I spent 3 days in Regina this March at the 2024 annual convention for the Saskatchewan Association of Rural Municipalities, or SARM. I have been a councilor for 8 years now in the RM of Kindersley, aka RM 290. There are 294 municipalities in Saskatchewan. Many of them may have fewer people living inside the boundaries than their official municipality number. Once a year, representatives from each RM are invited to Saskatoon or Regina, depending on the year, to vote on resolutions, voice their ratepayers concerns directly to the premier and his cabinet ministers, price out a new grader or mower, and pack every seat of the city's steak houses and beer parlours.
SARM is old, and I don't mean its 129 year history. Of the 1,300 odd people attending at delegates, many, probably most, are over 60. If the average age of a farmer in 2023 is 56, your elected RM councilor is likely older. There are a lot of hearing aids, bad knees and a burning distrust of the NDP that most younger urban voters can't parse. Lorne Calvert left power before the financial crisis of 2008 and more people are worried about communism than what happened with the Global Transportation Hub scandal during the Brad Wall era.
So, what does rural mean in Saskatchewan? The open space of rural living generally connotes freedom, it means small government, it means concerns about agriculture are front and centre, and lauds self-directed stewardship. As a councilor I know it also means making sure we have systems in place to stop people from doing dumb, illegal, or dangerous things. Individuality yes, but legally entrenched property rights as well. This isn't to say that rural life means you have to be a loaner. Concerns over a vanishing way of life suggest to me that it is community and lifestyle that rural folks want to hold on to. Rather than the suburban post-war boom with picket fences and single income households it's more about the one room school houses, and smaller mixed farms that consume more of their own farms production rather than the big box landscape of modern grocery stores and parking lots. Bigger families, manual labour, dirt roads. This is rural for the baby boomer generation, and those who lived on farms, or at least have memories of a parent, grandparent, aunt, uncle or cousin and that lifestyle.
Let's consider what rural is through the lens of health care. It is the number one concern for an ageing population, and, despite 40% of provincial tax dollars going towards it, health care is in a very rough state in the province of Saskatchewan. We have retention problems for doctors and nurses, especially in smaller rural areas, and we have well trained paramedics ferrying patients on day long trips to urban centres for kidney dialysis or imaging due to lack of population density. You might complain about wait times in Saskatoon or Regina, but you still have to get to a hospital before that clock starts ticking. Everyone has an issue at some stage of the care process. Enter a figure long gone, the ‘Country Doctor’. One person responsible for their community's needs. Lifelong retention, patients medical history from birth to death, always home, practical, no nonsense, knows the area and the area's ills. No administration or bureaucracy, just the opinion of the community he serves. An artifact that many pin their idealized image of rugged individualism on, one that speaks to all the values of rural life. Independent in a way, but close knit community-first ties as well. You might hate your neighbour, but when you neighbour is the only one with a working stove or extra dozen eggs, you set those differences aside. Much like the one room schoolhouse, you make things work with what you have around. Now I'm talking like I was born in the early 50's instead of the 80's.

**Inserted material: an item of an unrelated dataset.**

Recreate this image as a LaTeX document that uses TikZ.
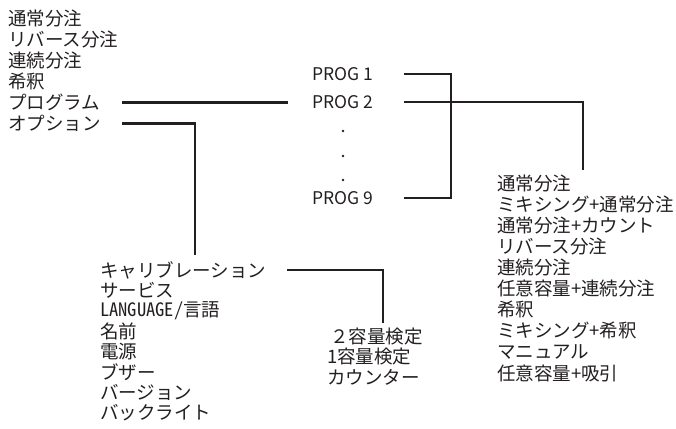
\documentclass[tikz,border=0pt]{standalone}
\usepackage{fontspec}
\setmainfont{Noto Sans CJK JP}
\usetikzlibrary{positioning}
\definecolor{ink}{HTML}{231F20}

\begin{document}
\begin{tikzpicture}[x=1pt,y=-1pt,
  every node/.style={font=\fontsize{18.5}{21}\selectfont,inner sep=0pt,anchor=west,text=ink},
  prog/.style={font=\fontsize{17.5}{20}\selectfont},
  conn/.style={line width=2.3pt,draw=ink}]
\useasboundingbox (0,0) rectangle (676,428);

% main menu
\foreach \i [count=\n] in {通常分注,リバース分注,連続分注,希釈,プログラム,オプション}
  \node at (8,-3+\n*21.1) (M\n){\i};

% programs
\node[prog] at (312,74) (P1){PROG 1};
\node[prog] at (312,102) (P2){PROG 2};
\node[prog] at (312,198) (P9){PROG 9};
\foreach \y in {131,156,180}
  \fill[ink] (343,\y) circle (1.3);

% program modes
\foreach \i [count=\n] in {通常分注,ミキシング+通常分注,通常分注+カウント,リバース分注,連続分注,
  任意容量+連続分注,希釈,ミキシング+希釈,マニュアル,任意容量+吸引}
  \node at (497,162+\n*21.1) (R\n){\i};

% options
\foreach \i [count=\n] in {キャリブレーション,サービス,{\addfontfeature{RawFeature=+hwid}LANGUAGE/}言語,名前,電源,ブザー,バージョン,バックライト}
  \node at (100,249.6+\n*20.4) (O\n){\i};

% calibration
\node at (330,337) (C1){２容量検定};
\node at (327,357) (C2){1容量検定};
\node at (327,377) (C3){カウンター};

\coordinate (sM) at (122,0);
\coordinate (eM) at (288,0);
\coordinate (sP) at (404,0);
\coordinate (sO) at (287,0);
\coordinate (jO) at (195,255);
\coordinate (jP) at (451,150);
\coordinate (jR) at (583,170);
\coordinate (jC) at (383,323);

\draw[conn] (M5 -| sM) -- (M5 -| eM);
\draw[conn] (M6 -| sM) -| (jO);
\draw[conn] (P1 -| sP) -| (jP) |- (P9 -| sP);
\draw[conn] (P2 -| sP) -| (jR);
\draw[conn] (O1 -| sO) -| (jC);
\end{tikzpicture}
\end{document}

For me, rural is real, but for the generation whose great grandparents had a farm, but sold it or retired before the grandkids got a combine ride, it looks much different. If we want to uphold the best parts of rural living we have to make small towns places that are not only cheaper to live and less hectic, but welcoming, tolerant, and as culturally vibrant as possible. In an age where remote work is more common than ever, people need a reason to embrace the best parts of small town life. And half a beef cut cut and wrapped for 5 bucks a pound isn’t bad either.